Empire also aired NBA games featuring the Toronto Raptors for several seasons until January 2005, when all original and live programming on the network was discontinued. In its latter years, the network also aired live Canadian Football League games on Friday nights and tape delayed telecasts on Saturday mornings.
Some of Empire's programs included Fan TV, a daily 2½-hour late-afternoon sports news and call-in program hosted by Howard Simon and Jim Brinson) and its successor, The SimonCast; the Empire Sports Report, a nightly sportscast hosted by Mike DeGeorge, Josh Mora and Jason Bristol; and Hockey Hotline, the Sabres' post-game report hosted by NHL veteran Mike Robitaille and later with Brian Blessing. Other popular shows included Fan Forum with Bob Koshinski, which aired from 1991 to 1998 and Pros and Cons (a predecessor to Pardon the Interruption that featured WGRZ-TV sports director Ed Kilgore pitted against contrarian and WGR radio host Art Wander, with Buffalo News sports editor Larry Felser moderating), which ran from 1992 to 1996. As an affiliate of first the Prime Network and then Fox Sports Net, Empire also carried nationally oriented programming from those networks.

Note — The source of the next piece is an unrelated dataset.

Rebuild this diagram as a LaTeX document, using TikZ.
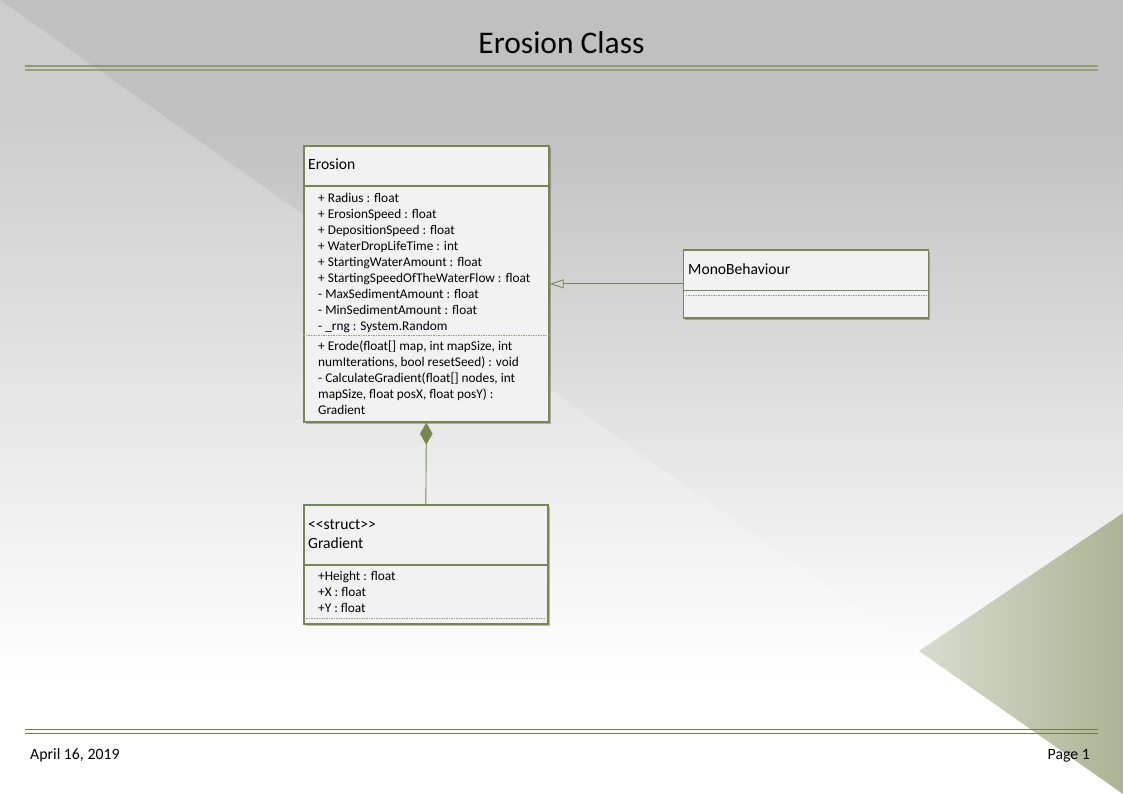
\documentclass[tikz,border=0pt]{standalone}
\usepackage{fontspec}
\setmainfont{Carlito}
\usepackage{tikz}
\usetikzlibrary{arrows.meta,shadows}
\definecolor{umlgreen}{RGB}{118,136,80}
\definecolor{boxfill}{RGB}{242,242,242}
\definecolor{bggray}{RGB}{192,192,192}
\definecolor{headgreen}{RGB}{141,155,109}
\definecolor{headgray}{RGB}{152,160,134}
\definecolor{footgreen}{RGB}{111,124,78}
\definecolor{wedgeL}{RGB}{216,220,206}
\definecolor{wedgeR}{RGB}{171,180,148}
\tikzset{
  classbox/.style={draw=umlgreen,line width=1.7pt,fill=boxfill,inner sep=0pt,anchor=north west,
    drop shadow={shadow xshift=2pt,shadow yshift=-2.5pt,fill=black,opacity=0.25}},
  classname/.style={anchor=base west,inner sep=0pt,font=\fontsize{15.6}{19}\selectfont},
  member/.style={anchor=base west,inner sep=0pt,font=\fontsize{13.3}{16}\selectfont},
  divider/.style={draw=umlgreen,line width=1.7pt},
  slotline/.style={draw=umlgreen!55!gray!80,line width=0.8pt,dash pattern=on 1.5pt off 1pt},
  assoc/.style={draw=umlgreen,line width=0.9pt}
}
\begin{document}
\begin{tikzpicture}[x=1pt,y=-1pt]
      \useasboundingbox (0,0) rectangle (1123,794);
      \fill[bggray] (0,0) rectangle (1123,121);
      \shade[top color=bggray,bottom color=white] (0,120) rectangle (1123,680);
      \fill[white] (0,679) rectangle (1123,794);
      \fill[white,opacity=0.22] (0,0) -- (919,651) -- (714,794) -- (0,794) -- cycle;
      \shade[left color=wedgeL,right color=wedgeR] (1123,513) -- (919,651) -- (1123,794) -- cycle;
      \draw[headgreen,line width=1.2pt] (25,66) -- (1098,66);
      \draw[headgray,line width=1.8pt] (25,69.8) -- (1098,69.8);
      \draw[footgreen,line width=1.2pt] (25,729.4) -- (1098,729.4);
      \draw[footgreen,line width=1.2pt] (25,733.4) -- (1098,733.4);
      \node[font=\fontsize{31.5}{36}\selectfont,anchor=base,inner sep=0pt] (title) at (561.5,53.3) {Erosion Class};
      \node[font=\fontsize{15.8}{18}\selectfont,anchor=base west,inner sep=0pt] (date) at (30,759) {April 16, 2019};
      \node[font=\fontsize{15.8}{18}\selectfont,anchor=base east,inner sep=0pt] (page) at (1090,759) {Page 1};

      \node[classbox,minimum width=245pt,minimum height=276pt] (erosion) at (303,145) {};
      \node[classbox,minimum width=245pt,minimum height=68pt] (mono) at (682.5,249) {};
      \node[classbox,minimum width=244pt,minimum height=119pt] (gradient) at (303,504) {};

      \draw[divider] ([yshift=-41pt]erosion.north west) -- ([yshift=-41pt]erosion.north east);
      \draw[slotline] ([yshift=-190pt]erosion.north west) -- ([yshift=-190pt]erosion.north east);
      \draw[divider] ([yshift=-41.5pt]mono.north west) -- ([yshift=-41.5pt]mono.north east);
      \draw[slotline] ([xshift=3pt,yshift=-46.5pt]mono.north west) -- ([xshift=-3pt,yshift=-46.5pt]mono.north east);
      \draw[divider] ([yshift=-61pt]gradient.north west) -- ([yshift=-61pt]gradient.north east);
      \draw[slotline] ([xshift=3pt,yshift=-114pt]gradient.north west) -- ([xshift=-3pt,yshift=-114pt]gradient.north east);

      \node[classname] (erosion-name) at (308,170) {Erosion};
      \foreach \txt [count=\i] in {{+ Radius : float},{+ ErosionSpeed : float},{+ DepositionSpeed : float},
        {+ WaterDropLifeTime : int},{+ StartingWaterAmount : float},{+ StartingSpeedOfTheWaterFlow : float},
        {- MaxSedimentAmount : float},{- MinSedimentAmount : float},{- \_rng : System.Random}}{
        \node[member] (erosion-a\i) at (318,186.5+16*\i) {\txt};
      }
      \foreach \txt [count=\i] in {{+ Erode(float[] map, int mapSize, int},{numIterations, bool resetSeed) : void},
        {- CalculateGradient(float[] nodes, int},{mapSize, float posX, float posY) :},{Gradient}}{
        \node[member] (erosion-o\i) at (318,334+16*\i) {\txt};
      }
      \node[classname] (mono-name) at (688,274) {MonoBehaviour};
      \node[classname] (gradient-stereo) at (308,529) {<\kern0pt<struct>\kern0pt>};
      \node[classname] (gradient-name) at (308,548.3) {Gradient};
      \foreach \txt [count=\i] in {{+Height : float},{+X : float},{+Y : float}}{
        \node[member] (gradient-a\i) at (318,564+16*\i) {\txt};
      }

      \draw[assoc,-{Triangle[open,length=14pt,width=9pt]}] (mono.west) -- (erosion.east);
      \draw[assoc,-{Diamond[length=22pt,width=12.6pt]}] (gradient.north) -- (erosion.south);
    \end{tikzpicture}
\end{document}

Former Bills punter Paul Maguire (now an NFL analyst for ESPN) also hosted the Budweiser Sportsline on the network during the NFL season; Pete Weber and Danny Gare (who both currently work as NHL announcers) also worked for Empire along with former Buffalo Bill Steve Tasker (now of CBS). Van Miller lent his voice to several college basketball games on Empire during the early years of the network. The network also aired ECW Hardcore TV produced by Extreme Championship Wrestling, a now-defunct professional wrestling promotion based in Philadelphia.